You may be sexually-conflicted, and just not ready for a serious relationship with anybody. There is nothing wrong with you; unless you never outgrow it.

From your teens to your early twenties; you're more likely to experience a series of relationships that have little true meaning. Just trial-relationships to stretch your emotional-muscles; and to experiment with forming romantic connections. Most of them may not be that serious. They will be crushes, or short-lived romances. That's okay! That's why we date. To satisfy the natural urge to pair-off, but not all of them will be for keeps.

You haven't actually figured-out your "type" per-se. As you mature and have gained more experience; you have to become more discerning to determine your best match. Practice how to maintain longer and more complex romantic-relationships. Allow yourself to enjoy the fulfillment of giving and taking within a loving-relationship. You're still working on your sexual-orientation. Take your time. It's puzzling at first.

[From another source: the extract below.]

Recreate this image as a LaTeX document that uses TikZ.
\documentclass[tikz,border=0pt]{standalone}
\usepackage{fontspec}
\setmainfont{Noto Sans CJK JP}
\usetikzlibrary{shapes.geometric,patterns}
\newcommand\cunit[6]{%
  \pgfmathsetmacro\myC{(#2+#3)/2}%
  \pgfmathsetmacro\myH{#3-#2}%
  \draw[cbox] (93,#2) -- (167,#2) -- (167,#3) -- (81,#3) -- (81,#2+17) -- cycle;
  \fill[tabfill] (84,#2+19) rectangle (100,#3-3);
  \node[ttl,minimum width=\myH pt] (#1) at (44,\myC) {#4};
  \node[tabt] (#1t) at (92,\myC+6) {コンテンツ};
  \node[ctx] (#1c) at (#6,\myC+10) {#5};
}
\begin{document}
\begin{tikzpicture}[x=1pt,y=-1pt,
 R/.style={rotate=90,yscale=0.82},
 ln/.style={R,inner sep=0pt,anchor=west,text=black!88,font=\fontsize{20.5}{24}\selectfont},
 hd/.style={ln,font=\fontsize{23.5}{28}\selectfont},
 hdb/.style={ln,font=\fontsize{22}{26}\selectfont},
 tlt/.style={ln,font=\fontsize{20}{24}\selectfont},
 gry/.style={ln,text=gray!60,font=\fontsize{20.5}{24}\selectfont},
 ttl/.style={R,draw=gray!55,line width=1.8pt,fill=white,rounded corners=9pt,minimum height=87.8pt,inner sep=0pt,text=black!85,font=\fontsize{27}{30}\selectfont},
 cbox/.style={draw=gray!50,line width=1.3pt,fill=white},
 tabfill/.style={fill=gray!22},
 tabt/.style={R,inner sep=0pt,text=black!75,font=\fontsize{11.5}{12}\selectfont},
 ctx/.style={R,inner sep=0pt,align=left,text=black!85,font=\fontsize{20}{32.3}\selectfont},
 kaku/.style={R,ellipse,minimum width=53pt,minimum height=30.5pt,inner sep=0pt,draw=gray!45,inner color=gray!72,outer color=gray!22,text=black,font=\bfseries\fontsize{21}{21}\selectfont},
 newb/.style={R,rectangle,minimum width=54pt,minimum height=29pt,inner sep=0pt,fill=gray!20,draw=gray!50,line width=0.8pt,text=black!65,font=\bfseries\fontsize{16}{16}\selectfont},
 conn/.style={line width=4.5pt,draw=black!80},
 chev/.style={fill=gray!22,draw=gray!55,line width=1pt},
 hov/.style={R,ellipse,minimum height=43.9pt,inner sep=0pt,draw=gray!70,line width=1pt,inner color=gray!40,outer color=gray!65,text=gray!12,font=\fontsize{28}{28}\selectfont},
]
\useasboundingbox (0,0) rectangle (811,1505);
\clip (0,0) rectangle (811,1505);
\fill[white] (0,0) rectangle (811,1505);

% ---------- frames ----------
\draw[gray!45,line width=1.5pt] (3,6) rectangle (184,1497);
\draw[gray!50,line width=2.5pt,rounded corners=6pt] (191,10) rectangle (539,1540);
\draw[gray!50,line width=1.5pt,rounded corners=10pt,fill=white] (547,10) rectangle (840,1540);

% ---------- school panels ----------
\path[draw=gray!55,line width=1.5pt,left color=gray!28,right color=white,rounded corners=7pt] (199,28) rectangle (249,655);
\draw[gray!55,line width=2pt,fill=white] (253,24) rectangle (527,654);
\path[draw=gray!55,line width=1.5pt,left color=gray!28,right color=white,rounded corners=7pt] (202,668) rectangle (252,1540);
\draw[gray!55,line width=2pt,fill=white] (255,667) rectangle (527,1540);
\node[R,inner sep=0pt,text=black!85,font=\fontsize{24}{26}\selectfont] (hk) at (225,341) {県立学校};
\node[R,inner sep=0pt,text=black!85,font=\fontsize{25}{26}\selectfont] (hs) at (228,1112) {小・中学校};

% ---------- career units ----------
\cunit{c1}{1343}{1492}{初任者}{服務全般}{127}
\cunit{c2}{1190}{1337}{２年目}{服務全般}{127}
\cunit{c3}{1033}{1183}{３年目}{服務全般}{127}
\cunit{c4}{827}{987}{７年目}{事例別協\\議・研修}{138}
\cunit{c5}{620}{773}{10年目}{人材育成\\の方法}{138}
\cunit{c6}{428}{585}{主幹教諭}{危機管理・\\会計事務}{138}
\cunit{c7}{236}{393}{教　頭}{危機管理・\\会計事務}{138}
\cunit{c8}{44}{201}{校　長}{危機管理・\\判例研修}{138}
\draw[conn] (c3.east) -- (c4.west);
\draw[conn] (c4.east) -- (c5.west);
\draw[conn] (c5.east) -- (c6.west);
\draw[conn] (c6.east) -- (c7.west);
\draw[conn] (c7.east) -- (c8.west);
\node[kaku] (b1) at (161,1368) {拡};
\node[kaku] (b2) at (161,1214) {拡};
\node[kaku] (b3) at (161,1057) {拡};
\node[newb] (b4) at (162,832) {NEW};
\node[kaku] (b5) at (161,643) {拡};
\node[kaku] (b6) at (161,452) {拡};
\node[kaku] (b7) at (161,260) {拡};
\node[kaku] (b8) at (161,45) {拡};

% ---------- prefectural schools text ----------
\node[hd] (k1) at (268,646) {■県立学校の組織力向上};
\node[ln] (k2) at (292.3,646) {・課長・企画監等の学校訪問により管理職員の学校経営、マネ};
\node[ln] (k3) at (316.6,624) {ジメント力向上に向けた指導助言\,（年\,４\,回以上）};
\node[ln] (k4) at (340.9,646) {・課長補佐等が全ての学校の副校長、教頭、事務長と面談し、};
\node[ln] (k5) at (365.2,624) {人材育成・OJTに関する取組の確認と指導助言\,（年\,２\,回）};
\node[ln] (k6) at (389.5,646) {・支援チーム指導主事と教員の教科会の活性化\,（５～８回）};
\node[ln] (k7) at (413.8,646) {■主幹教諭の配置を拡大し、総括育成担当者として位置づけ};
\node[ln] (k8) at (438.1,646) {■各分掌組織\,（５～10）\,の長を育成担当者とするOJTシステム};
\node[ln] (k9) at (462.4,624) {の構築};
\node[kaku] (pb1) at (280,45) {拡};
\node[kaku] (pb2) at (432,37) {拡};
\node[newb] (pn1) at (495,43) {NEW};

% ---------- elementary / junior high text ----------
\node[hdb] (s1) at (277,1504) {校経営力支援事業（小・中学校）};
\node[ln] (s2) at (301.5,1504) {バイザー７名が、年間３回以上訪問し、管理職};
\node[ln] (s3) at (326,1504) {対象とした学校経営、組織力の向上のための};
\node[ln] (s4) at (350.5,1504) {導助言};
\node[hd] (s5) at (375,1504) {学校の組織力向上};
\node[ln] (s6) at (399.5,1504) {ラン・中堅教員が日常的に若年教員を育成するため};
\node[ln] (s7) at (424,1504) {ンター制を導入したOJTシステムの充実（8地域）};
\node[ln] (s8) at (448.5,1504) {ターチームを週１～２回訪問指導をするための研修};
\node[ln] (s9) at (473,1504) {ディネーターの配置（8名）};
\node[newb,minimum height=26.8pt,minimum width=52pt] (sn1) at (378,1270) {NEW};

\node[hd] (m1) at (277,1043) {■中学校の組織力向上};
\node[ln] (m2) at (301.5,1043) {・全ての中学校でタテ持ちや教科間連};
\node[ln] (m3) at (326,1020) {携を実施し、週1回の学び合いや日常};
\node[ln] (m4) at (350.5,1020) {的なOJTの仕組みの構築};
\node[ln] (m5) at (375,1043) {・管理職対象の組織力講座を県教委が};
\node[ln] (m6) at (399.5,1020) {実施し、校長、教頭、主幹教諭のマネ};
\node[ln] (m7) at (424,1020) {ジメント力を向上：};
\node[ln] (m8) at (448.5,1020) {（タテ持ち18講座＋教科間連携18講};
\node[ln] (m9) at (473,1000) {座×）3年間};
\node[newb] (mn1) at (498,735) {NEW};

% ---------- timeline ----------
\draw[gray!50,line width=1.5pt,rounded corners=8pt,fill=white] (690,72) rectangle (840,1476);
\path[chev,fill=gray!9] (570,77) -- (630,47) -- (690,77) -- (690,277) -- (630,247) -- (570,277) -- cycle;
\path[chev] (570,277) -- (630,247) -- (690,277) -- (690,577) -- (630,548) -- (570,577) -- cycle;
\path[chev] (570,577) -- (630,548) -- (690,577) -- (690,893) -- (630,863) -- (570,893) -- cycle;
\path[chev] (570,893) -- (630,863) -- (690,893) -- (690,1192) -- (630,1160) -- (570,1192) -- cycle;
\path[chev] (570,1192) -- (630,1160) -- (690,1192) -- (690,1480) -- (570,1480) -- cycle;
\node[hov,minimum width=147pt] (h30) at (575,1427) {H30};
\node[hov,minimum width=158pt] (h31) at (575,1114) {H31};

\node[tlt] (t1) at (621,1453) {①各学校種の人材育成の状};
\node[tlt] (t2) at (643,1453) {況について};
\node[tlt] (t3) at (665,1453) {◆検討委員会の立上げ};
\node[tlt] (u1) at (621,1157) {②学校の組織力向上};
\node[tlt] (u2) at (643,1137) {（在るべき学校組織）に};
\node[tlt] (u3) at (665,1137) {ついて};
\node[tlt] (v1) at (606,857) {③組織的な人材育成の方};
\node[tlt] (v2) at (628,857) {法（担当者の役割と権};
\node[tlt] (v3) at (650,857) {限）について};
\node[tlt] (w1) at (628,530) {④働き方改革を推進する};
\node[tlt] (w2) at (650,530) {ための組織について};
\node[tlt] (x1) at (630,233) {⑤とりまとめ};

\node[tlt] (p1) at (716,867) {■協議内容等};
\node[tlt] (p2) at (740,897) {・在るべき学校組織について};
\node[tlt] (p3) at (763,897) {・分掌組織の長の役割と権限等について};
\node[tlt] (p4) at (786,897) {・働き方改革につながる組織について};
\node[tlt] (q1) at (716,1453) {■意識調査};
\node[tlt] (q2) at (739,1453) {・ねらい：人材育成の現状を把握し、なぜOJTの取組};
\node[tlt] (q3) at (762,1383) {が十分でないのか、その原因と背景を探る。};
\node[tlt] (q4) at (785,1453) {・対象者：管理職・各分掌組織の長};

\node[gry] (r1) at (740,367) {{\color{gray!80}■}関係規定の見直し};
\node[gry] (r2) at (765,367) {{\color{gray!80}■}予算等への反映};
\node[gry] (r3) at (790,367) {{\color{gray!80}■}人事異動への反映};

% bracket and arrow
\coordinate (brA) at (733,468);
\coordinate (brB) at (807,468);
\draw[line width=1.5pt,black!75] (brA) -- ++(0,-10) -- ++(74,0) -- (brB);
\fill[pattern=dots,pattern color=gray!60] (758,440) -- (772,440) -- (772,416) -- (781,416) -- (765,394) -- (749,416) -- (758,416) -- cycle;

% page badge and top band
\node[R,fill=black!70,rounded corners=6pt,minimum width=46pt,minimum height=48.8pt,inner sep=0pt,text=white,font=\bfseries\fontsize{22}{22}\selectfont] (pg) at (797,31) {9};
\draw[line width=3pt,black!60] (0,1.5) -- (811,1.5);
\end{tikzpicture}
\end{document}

At your age, not many are sure of themselves. You're still developing emotionally and psychologically; and in some developmental areas you might be a little slower that others. That's not necessarily a bad thing.

You're experimenting with sexuality; but you also need to experiment with allowing your feelings to form real attachments. You will never figure-out how to have a real relationship until you get some practice. Chill-out and see what happens if you stick-around for a bit. Be it good or bad. Nothing ventured, nothing gained!

You can't be afraid of liking people; or fear they might stop liking you! You can't stay satisfied with a crush, because there's no real challenge to it. Letting fantasy create what you want; but not allowing reality to fulfill it. You can't enjoy the cake just picking at crumbs or sticking your finger in the icing. You have to take a bite!

Get a mouthful of it, and decide how much you like it!

You can't go through life feeling indifferent to people; then you might have some issues that might need attention. I think you're too young to be worrying about that just yet.

You just haven't met anyone who really touches you emotionally; and be that the case, it's just a matter of time. Running from things and not knowing why is usually due to emotional-immaturity. If you never figure out why; then you'll need to seek professional help.